*What you are asked to do*.
Provide nothing but the number of lines containing the string "that".

*Material provided*.
= = =
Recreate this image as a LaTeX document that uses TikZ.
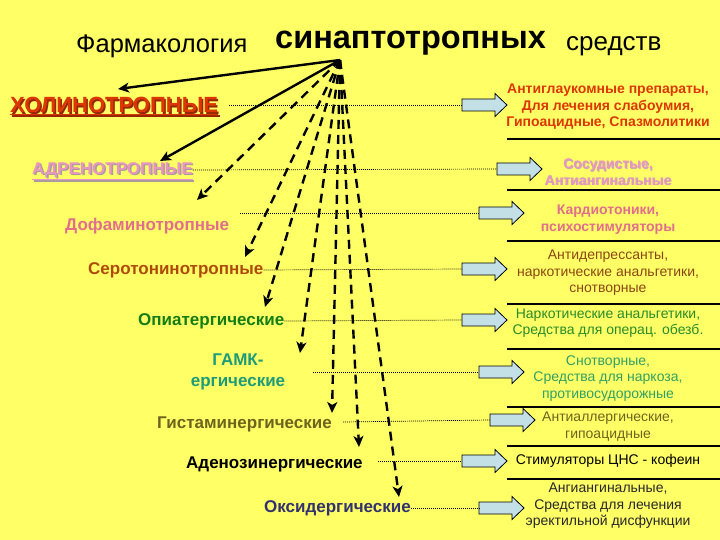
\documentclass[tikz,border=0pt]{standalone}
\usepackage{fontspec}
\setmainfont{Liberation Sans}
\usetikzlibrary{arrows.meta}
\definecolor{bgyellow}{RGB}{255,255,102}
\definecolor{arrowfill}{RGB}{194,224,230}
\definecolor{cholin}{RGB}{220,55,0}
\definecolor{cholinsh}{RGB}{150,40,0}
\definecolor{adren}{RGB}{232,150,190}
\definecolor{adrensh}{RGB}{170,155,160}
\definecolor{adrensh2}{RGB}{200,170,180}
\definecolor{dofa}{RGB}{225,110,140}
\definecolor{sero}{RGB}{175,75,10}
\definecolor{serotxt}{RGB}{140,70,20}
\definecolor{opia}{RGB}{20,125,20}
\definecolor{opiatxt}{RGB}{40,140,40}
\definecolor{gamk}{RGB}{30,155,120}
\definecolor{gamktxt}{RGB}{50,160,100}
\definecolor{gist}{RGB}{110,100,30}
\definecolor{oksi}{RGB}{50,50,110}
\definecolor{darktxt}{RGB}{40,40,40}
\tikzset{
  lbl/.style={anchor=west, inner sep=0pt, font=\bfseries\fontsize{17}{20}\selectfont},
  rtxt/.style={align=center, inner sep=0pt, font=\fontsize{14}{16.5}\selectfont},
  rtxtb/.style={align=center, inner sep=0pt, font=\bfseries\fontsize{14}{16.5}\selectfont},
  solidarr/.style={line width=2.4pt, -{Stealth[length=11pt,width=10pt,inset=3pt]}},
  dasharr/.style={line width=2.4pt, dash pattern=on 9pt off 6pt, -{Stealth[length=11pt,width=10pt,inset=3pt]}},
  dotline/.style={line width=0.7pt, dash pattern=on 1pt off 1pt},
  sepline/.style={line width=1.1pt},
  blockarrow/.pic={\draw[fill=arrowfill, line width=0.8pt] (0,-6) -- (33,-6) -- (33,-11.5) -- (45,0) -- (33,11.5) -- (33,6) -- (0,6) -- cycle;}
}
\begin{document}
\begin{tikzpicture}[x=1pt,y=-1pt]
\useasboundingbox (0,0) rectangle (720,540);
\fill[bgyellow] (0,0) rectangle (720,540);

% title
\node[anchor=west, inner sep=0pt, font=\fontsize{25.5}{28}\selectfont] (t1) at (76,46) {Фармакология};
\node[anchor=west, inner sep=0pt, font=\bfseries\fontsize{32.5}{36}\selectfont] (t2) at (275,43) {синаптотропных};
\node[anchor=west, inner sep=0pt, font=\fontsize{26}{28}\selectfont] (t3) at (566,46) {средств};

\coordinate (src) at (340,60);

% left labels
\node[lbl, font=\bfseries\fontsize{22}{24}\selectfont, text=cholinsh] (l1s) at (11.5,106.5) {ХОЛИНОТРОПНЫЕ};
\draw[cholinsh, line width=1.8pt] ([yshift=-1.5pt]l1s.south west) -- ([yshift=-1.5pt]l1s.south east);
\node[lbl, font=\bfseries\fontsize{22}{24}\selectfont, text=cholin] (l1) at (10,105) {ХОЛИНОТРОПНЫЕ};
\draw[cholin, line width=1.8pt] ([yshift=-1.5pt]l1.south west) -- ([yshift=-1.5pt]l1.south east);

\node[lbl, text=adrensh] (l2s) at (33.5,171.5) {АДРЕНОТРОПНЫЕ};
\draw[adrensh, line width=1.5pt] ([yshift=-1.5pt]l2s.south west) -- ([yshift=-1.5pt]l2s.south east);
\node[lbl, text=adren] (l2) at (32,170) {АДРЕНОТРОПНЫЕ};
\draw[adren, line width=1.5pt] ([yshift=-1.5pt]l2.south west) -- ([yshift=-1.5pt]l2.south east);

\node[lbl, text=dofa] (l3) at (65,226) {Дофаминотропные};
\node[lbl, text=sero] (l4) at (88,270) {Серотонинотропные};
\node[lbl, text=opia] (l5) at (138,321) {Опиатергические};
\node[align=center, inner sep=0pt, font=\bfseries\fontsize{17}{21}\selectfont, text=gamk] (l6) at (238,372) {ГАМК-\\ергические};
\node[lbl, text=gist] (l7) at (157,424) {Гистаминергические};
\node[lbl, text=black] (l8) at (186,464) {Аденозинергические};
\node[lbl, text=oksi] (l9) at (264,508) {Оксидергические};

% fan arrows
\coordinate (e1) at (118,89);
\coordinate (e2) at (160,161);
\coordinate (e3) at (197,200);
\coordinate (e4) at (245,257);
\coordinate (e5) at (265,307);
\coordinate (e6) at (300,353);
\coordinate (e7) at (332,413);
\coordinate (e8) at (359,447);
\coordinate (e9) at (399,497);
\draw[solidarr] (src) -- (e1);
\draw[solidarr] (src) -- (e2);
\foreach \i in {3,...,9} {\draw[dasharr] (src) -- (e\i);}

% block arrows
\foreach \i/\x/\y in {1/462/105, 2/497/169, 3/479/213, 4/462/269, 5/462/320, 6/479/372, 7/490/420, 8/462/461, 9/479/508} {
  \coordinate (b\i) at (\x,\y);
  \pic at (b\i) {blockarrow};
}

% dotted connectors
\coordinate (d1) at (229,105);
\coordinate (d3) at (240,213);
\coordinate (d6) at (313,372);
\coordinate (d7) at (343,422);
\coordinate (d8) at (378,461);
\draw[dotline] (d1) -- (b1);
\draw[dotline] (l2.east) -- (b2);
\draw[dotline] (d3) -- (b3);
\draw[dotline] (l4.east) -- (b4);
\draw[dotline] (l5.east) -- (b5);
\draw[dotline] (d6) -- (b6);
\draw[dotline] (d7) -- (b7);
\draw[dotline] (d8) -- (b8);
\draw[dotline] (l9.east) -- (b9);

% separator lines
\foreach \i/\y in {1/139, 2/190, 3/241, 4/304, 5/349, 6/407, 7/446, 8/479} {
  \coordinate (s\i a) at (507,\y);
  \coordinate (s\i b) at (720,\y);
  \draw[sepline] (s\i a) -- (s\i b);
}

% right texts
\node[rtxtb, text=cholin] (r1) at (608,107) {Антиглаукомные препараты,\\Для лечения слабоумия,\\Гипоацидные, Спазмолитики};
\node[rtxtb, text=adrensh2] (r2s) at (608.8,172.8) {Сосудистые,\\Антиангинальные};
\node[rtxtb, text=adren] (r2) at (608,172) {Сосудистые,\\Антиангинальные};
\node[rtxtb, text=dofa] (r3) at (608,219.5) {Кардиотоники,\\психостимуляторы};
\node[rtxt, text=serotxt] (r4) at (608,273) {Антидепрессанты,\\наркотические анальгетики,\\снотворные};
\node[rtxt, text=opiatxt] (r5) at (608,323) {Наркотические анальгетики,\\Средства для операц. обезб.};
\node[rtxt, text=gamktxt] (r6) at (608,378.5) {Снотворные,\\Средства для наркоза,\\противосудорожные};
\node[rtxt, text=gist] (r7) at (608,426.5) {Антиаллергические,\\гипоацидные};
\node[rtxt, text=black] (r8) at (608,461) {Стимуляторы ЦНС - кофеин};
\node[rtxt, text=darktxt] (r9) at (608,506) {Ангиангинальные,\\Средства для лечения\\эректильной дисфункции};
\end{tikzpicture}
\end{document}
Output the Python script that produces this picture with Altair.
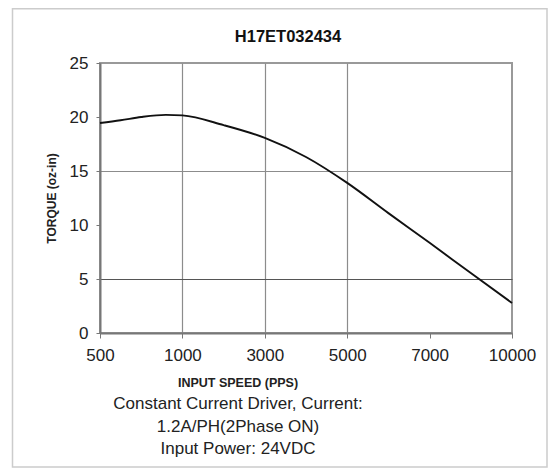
= = =
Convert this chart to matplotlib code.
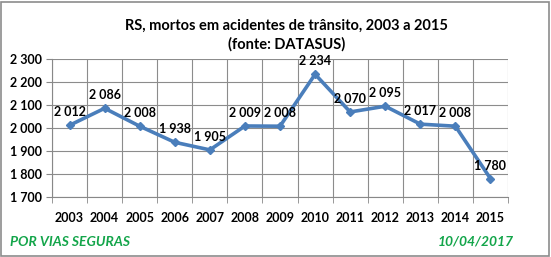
= = =
*Task response*.
2